All the data to run Frank Pattyn's MISMIP3D P075 experiment is already present. Change to the MISMIP3D subdirectory, and generate some input files from a template.
> cd $BISICLES_HOME/BISICLES/examples/MISMIP3D > sh make_inputs.sh
then we are ready to go.
On a serial machine, try the 3 AMR level problem (which will have a resolution of 800 m at the grounding line, and 6.25 km far from it).
$BISICLES_HOME/BISICLES/code/exec2D/driver2d.Linux.64.g++.gfortran.DEBUG.OPT.ex inputs.mismip3D.p075.l1l2.l3 > sout.0 2>err.0 &
You can watch progress by typing
> tail -f sout.0
and eventually, you will get a series of plot*2d.hdf5 files that you can view in visit
If you have a parallel machine, run the 5 AMR level problem (which will have a resolution of 200 m at the grounding line, and 6.25 km far from it).
> nohup mpirun -np 4 $BISICLES_HOME/BISICLES/code/exec2D/driver2d.Linux.64.mpic++.gfortran.DEBUG.OPT.MPI.ex inputs.mismip3D.p075.l1l2.l5 &
replace -np 4 with the appropriate count for your machine: this is usually not the number of CPU cores because these will typically share some resources. A good guess is the number of memory buses. Ideally, do a series of scaling experiments to come up with a graph like this one
See also the Site specific notes
You can watch progress by typing
> tail -f pout.0
and eventually, you will get a series of plot*2d.hdf5 files that you can view in visit
See the Site specific notes
To compile the file tools you might need to edit file $BISICLES_HOME/BISICLES/code/mk/Make.defs. If you have installed BISICLES (and netcdf in particular) following this guide, there should be no need, but otherwise make sure that the variable NETCDF_HOME points to the parent directory of the netcdf include and lib directories. There is little point in building parallel file tools, so type
cd $BISICLES_HOME/BISICLES/code/filetools/ make all
now, say you have a NetCDF file called data.nc, which contains 2D fields named thk and topg arranged on a regular grid (with equal spacing in x and y), and must also contain a 1D field called x, you can run
$BISICLES_HOME/BISICLES/code/filetools/nctoamr2d.Linux.64.g++.gfortran.DEBUG.ex data.nc data.2d.hdf5 thk topg
to obtain a file called data.2d.hdf5 that BISICLES can read as (say) thickness and topography data.

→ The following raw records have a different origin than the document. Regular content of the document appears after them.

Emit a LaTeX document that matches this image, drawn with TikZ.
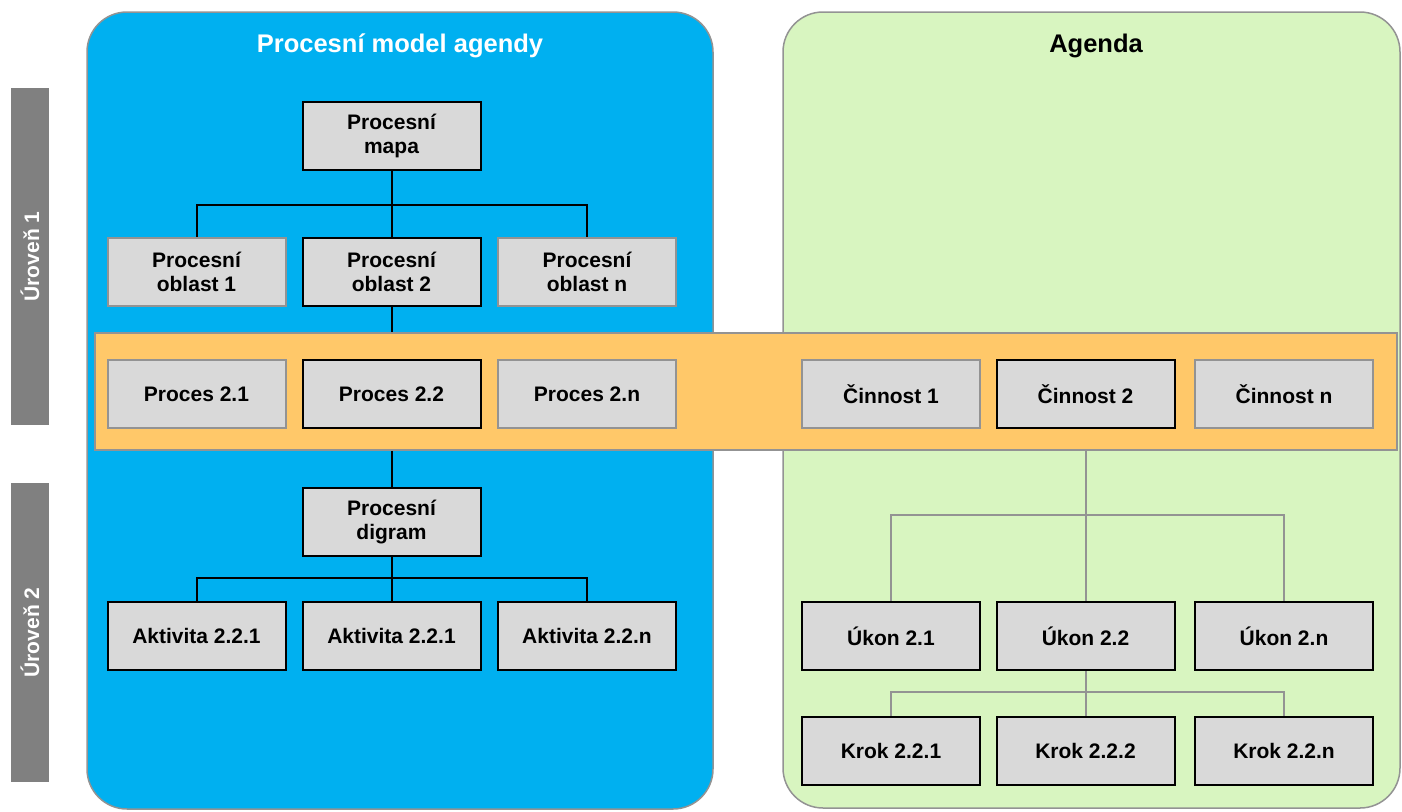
\documentclass[tikz,border=0pt]{standalone}
\usepackage{fontspec}
\setmainfont{Liberation Sans}
\usepackage{tikz}
\usetikzlibrary{positioning, calc}

\definecolor{modelblue}{HTML}{00B0F0}
\definecolor{agendagreen}{HTML}{D8F5C0}
\definecolor{bandorange}{HTML}{FFC869}
\definecolor{boxgray}{HTML}{D9D9D9}
\definecolor{bargray}{HTML}{808080}
\definecolor{edgegray}{HTML}{939393}

\begin{document}
\begin{tikzpicture}[
		x=1pt, y=-1pt,
		every node/.style={font=\bfseries\fontsize{21}{24}\selectfont, align=center},
		% Boxes: strong (black edge) and weak (gray edge)
		strongbox/.style={draw=black, line width=2pt, fill=boxgray,
			minimum width=178pt, minimum height=68pt, inner sep=0pt},
		weakbox/.style={strongbox, draw=edgegray},
		% Panels and band
		panel/.style={draw=edgegray, line width=1.5pt, rounded corners=40pt},
		band/.style={draw=edgegray, line width=1.5pt, fill=bandorange,
			minimum width=1302pt, minimum height=117pt, inner sep=0pt},
		% Level bars on the left
		levelbar/.style={fill=bargray, text=white, rotate=90,
			minimum height=38pt, inner sep=0pt},
		% Connectors
		link/.style={line width=2pt, black},
		graylink/.style={line width=2pt, edgegray},
		title/.style={font=\bfseries\fontsize{25.5}{30}\selectfont}
		]
		\useasboundingbox (0,0) rectangle (1402,811);
		
		% === PANELS ===
		\draw[panel, fill=modelblue] (87,12) rectangle (713,809);
		\draw[panel, fill=agendagreen] (783,12) rectangle (1400,808);
		
		\node[title, text=white] (modeltitle) at (400,46) {Procesní model agendy};
		\node[title] (agendatitle) at (1096,46) {Agenda};
		
		% Level bars
		\node[levelbar, minimum width=337pt] (level1) at (30,256.5) {Úroveň 1};
		\node[levelbar, minimum width=299pt] (level2) at (30,632.5) {Úroveň 2};
		
		% Orange band for the process / activity row
		\node[band] (band) at (746,391.5) {};
		
		% === NODES ===
		
		% Process map and areas
		\node[strongbox] (mapa) at (391.5,136) {Procesní\\mapa};
		\node[weakbox] (obl1) at (196.5,272) {Procesní\\oblast 1};
		\node[strongbox] (obl2) at (391.5,272) {Procesní\\oblast 2};
		\node[weakbox] (obln) at (587,272) {Procesní\\oblast n};
		
		% Processes
		\node[weakbox] (proc21) at (196.5,394) {Proces 2.1};
		\node[strongbox] (proc22) at (391.5,394) {Proces 2.2};
		\node[weakbox] (proc2n) at (587,394) {Proces 2.n};
		
		% Process diagram and activities
		\node[strongbox] (digram) at (391.5,522) {Procesní\\digram};
		\node[strongbox] (akt1) at (196.5,636) {Aktivita 2.2.1};
		\node[strongbox] (akt2) at (391.5,636) {Aktivita 2.2.1};
		\node[strongbox] (aktn) at (587,636) {Aktivita 2.2.n};
		
		% Agenda: activities
		\node[weakbox] (cin1) at (891,394) {Činnost 1};
		\node[strongbox] (cin2) at (1085.5,394) {Činnost 2};
		\node[weakbox] (cinn) at (1284,394) {Činnost n};
		
		% Agenda: acts and steps
		\node[strongbox] (ukon1) at (891,636) {Úkon 2.1};
		\node[strongbox] (ukon2) at (1085.5,636) {Úkon 2.2};
		\node[strongbox] (ukonn) at (1284,636) {Úkon 2.n};
		\node[strongbox] (krok1) at (891,750.5) {Krok 2.2.1};
		\node[strongbox] (krok2) at (1085.5,750.5) {Krok 2.2.2};
		\node[strongbox] (krokn) at (1284,750.5) {Krok 2.2.n};
		
		% === CONNECTORS ===
		
		% Map -> areas
		\coordinate (busmapa) at (391.5,205);
		\draw[link] (mapa.south) -- (busmapa);
		\foreach \n in {obl1, obl2, obln}
		\draw[link] (busmapa) -| (\n.north);
		
		% Area 2 -> band, band -> diagram
		\draw[link] (obl2.south) -- (obl2.south |- band.north);
		\draw[link] (band.south -| digram) -- (digram.north);
		
		% Diagram -> activities
		\coordinate (busdigram) at (391.5,578);
		\draw[link] (digram.south) -- (busdigram);
		\foreach \n in {akt1, akt2, aktn}
		\draw[link] (busdigram) -| (\n.north);
		
		% Činnost 2 -> acts
		\coordinate (buscin) at (1085.5,515);
		\draw[graylink] (band.south -| cin2) -- (buscin);
		\foreach \n in {ukon1, ukon2, ukonn}
		\draw[graylink] (buscin) -| (\n.north);
		
		% Act 2.2 -> steps
		\coordinate (busukon) at (1085.5,692);
		\draw[graylink] (ukon2.south) -- (busukon);
		\foreach \n in {krok1, krok2, krokn}
		\draw[graylink] (busukon) -| (\n.north);
		
	\end{tikzpicture}
\end{document}
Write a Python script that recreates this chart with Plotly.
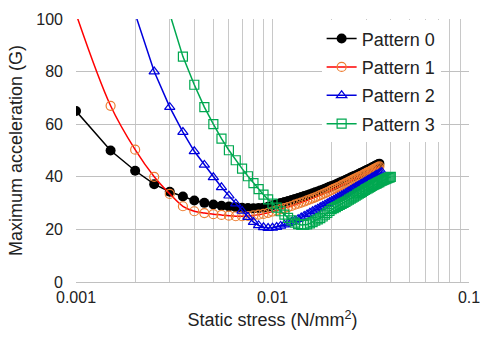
import plotly.graph_objects as go

# Static stress grid (N/mm^2), 0.0005 steps from 0.001 to 0.04
stress = [0.001, 0.0015, 0.002, 0.0025, 0.003, 0.0035, 0.004, 0.0045, 0.005, 0.0055,
          0.006, 0.0065, 0.007, 0.0075, 0.008, 0.0085, 0.009, 0.0095, 0.01, 0.0105,
          0.011, 0.0115, 0.012, 0.0125, 0.013, 0.0135, 0.014, 0.0145, 0.015, 0.0155,
          0.016, 0.0165, 0.017, 0.0175, 0.018, 0.0185, 0.019, 0.0195, 0.02, 0.0205,
          0.021, 0.0215, 0.022, 0.0225, 0.023, 0.0235, 0.024, 0.0245, 0.025, 0.0255,
          0.026, 0.0265, 0.027, 0.0275, 0.028, 0.0285, 0.029, 0.0295, 0.03, 0.0305,
          0.031, 0.0315, 0.032, 0.0325, 0.033, 0.0335, 0.034, 0.0345, 0.035, 0.0355,
          0.036, 0.0365, 0.037, 0.0375, 0.038, 0.0385, 0.039, 0.0395, 0.04]

# Pattern 0: 0.001 .. 0.035
pattern0 = [65, 50, 42.3, 37.2, 34.3, 32.5, 31.0, 30.1, 29.5, 29.0,
            28.7, 28.4, 28.2, 28.1, 28.0, 28.1, 28.2, 28.6, 29.2,
            29.6, 30.0, 30.4, 30.8, 31.2, 31.6, 31.9, 32.3, 32.7, 33.0,
            33.4, 33.7, 34.1, 34.4, 34.8, 35.1, 35.5, 35.8, 36.2, 36.5,
            36.8, 37.1, 37.5, 37.8, 38.1, 38.4, 38.8, 39.1, 39.4, 39.7,
            40.0, 40.3, 40.5, 40.8, 41.1, 41.4, 41.6, 41.9, 42.2, 42.5,
            42.7, 43.0, 43.2, 43.5, 43.7, 44.0, 44.3, 44.5, 44.8, 45.0]

# Pattern 1: 0.001 .. 0.035
pattern1 = [102, 67, 50.3, 40.0, 33.5, 28.8, 26.9, 26.2, 25.8, 25.5,
            25.2, 25.0, 25.0, 25.1, 25.3, 25.6, 25.9, 26.3, 26.8,
            27.2, 27.7, 28.1, 28.5, 28.9, 29.4, 29.8, 30.2, 30.6, 31.0,
            31.4, 31.8, 32.2, 32.6, 33.0, 33.4, 33.8, 34.2, 34.6, 35.0,
            35.4, 35.7, 36.1, 36.4, 36.8, 37.1, 37.5, 37.8, 38.2, 38.5,
            38.8, 39.1, 39.4, 39.7, 40.0, 40.3, 40.5, 40.8, 41.1, 41.4,
            41.7, 41.9, 42.2, 42.5, 42.7, 43.0, 43.2, 43.5, 43.7, 44.0]

# Pattern 2: 0.002 .. 0.036
pattern2 = [102, 80, 66.5, 57, 49.7, 44.5, 39.8, 36.0, 32.8, 29.8,
            27.0, 24.7, 22.8, 21.5, 20.8, 20.5, 20.6,
            20.9, 21.3, 21.8, 22.3, 22.8, 23.3, 23.9, 24.5, 25.1, 25.7,
            26.3, 26.9, 27.4, 27.9, 28.4, 28.9, 29.4, 29.9, 30.3, 30.8,
            31.2, 31.7, 32.1, 32.5, 32.9, 33.3, 33.7, 34.1, 34.5, 34.9,
            35.3, 35.7, 36.0, 36.4, 36.7, 37.1, 37.4, 37.7, 38.0, 38.4,
            38.7, 39.0, 39.3, 39.6, 39.9, 40.2, 40.5, 40.8, 41.0, 41.3,
            41.5, 41.8]

# Pattern 3: 0.003 .. 0.04
pattern3 = [102, 85.7, 75, 66.5, 60.0, 54.5, 50.1, 46.3, 43.1, 40.2,
            37.6, 35.3, 33.2, 31.4, 29.8, 28.3, 26.9, 25.6, 24.4, 23.4,
            22.6, 22.0, 21.7, 21.7, 21.9,
            22.3, 22.8, 23.3, 23.8, 24.3, 24.9, 25.6, 26.3, 27.0, 27.7,
            28.1, 28.5, 28.9, 29.3, 29.7, 30.1, 30.5, 30.9, 31.3, 31.7,
            32.1, 32.5, 32.8, 33.2, 33.6, 33.9, 34.3, 34.6, 35.0, 35.3,
            35.6, 35.9, 36.2, 36.5, 36.8, 37.0, 37.3, 37.5, 37.8, 38.0,
            38.3, 38.5, 38.7, 38.9, 39.1, 39.3, 39.5, 39.7, 39.8, 40.0]

x0 = stress[0:len(pattern0)]
x1 = stress[0:len(pattern1)]
x2 = stress[2:2 + len(pattern2)]
x3 = stress[4:4 + len(pattern3)]

x_gridvals = [0.001, 0.002, 0.003, 0.004, 0.005, 0.006, 0.007, 0.008, 0.009,
              0.01, 0.02, 0.03, 0.04, 0.05, 0.06, 0.07, 0.08, 0.09, 0.1]
x_ticktext = ["0.001", "", "", "", "", "", "", "", "",
              "0.01", "", "", "", "", "", "", "", "", "0.1"]
y_tickvals = [0, 20, 40, 60, 80, 100]

FONT = "Liberation Sans, Arial, sans-serif"

fig = go.Figure()
fig.add_trace(go.Scatter(
    x=x0, y=pattern0, name="Pattern 0", mode="lines+markers", legendgroup="p0",
    line=dict(color="black", width=1.5),
    marker=dict(symbol="circle", size=10, color="black")))
fig.add_trace(go.Scatter(
    x=x1, y=pattern1, name="Pattern 1", mode="lines+markers", legendgroup="p1",
    line=dict(color="#FF0000", width=1.5, shape="spline"),
    marker=dict(symbol="circle-open", size=9, color="#ED7D31",
                line=dict(width=1.2, color="#ED7D31"))))
fig.add_trace(go.Scatter(
    x=x2, y=pattern2, name="Pattern 2", mode="lines+markers", legendgroup="p2",
    line=dict(color="#0000DD", width=1.5),
    marker=dict(symbol="triangle-up-open", size=9, color="#0000DD",
                line=dict(width=1.2, color="#0000DD"))))
fig.add_trace(go.Scatter(
    x=x3, y=pattern3, name="Pattern 3", mode="lines+markers", legendgroup="p3",
    line=dict(color="#00A850", width=1.5),
    marker=dict(symbol="square-open", size=9, color="#00A850",
                line=dict(width=1.2, color="#00A850"))))

fig.update_layout(
    width=480, height=343,
    margin=dict(l=76, r=11, t=12, b=61),
    paper_bgcolor="white", plot_bgcolor="white",
    font=dict(family=FONT, color="#222222", size=16),
    showlegend=True,
    legend=dict(
        x=0.625, y=0.995, xanchor="left", yanchor="top",
        bgcolor="white", borderwidth=0,
        font=dict(family=FONT, size=18, color="#222222"),
        itemwidth=30, tracegroupgap=2,
    ),
    xaxis=dict(
        type="log", range=[-3, -1],
        tickvals=x_gridvals, ticktext=x_ticktext,
        tickangle=0, automargin=False,
        showgrid=True, gridcolor="#C8C8C8", gridwidth=1,
        showline=False, zeroline=False, ticks="",
        ticklabelstandoff=4, ticklabeloverflow="allow",
        tickfont=dict(size=16),
        title=dict(text="Static stress (N/mm<sup>2</sup>)", font=dict(size=18), standoff=8),
    ),
    yaxis=dict(
        range=[0, 100], tickvals=y_tickvals,
        showgrid=True, gridcolor="#C0C0C0", gridwidth=1,
        zeroline=True, zerolinecolor="#C0C0C0", zerolinewidth=1,
        showline=False, ticks="",
        ticklabelstandoff=12,
        tickfont=dict(size=16),
        title=dict(text="Maximum acceleration (G)", font=dict(size=18), standoff=8),
    ),
)

fig.write_html("out.html")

There are a number of other file tools.
The control problem code is used to solve an optimization problem (inverse problem, or ill-posed problem), using the optimal control methods described by (e.g) MacAyeal (1993) Journal of Glaciology, vol 39 p 91 and elsewhere. It lives somewhat apart from the rest on BISICLES, and has its own executable
cd $BISICLES_HOME/BISICLES/control make all OPT=TRUE #compile a serial optimized version make all OPT=TRUE MPI=TRUE #compile a parallel optimized version
There is a Pine Island Glacier example which shows how to run the control problem and what to do with its results.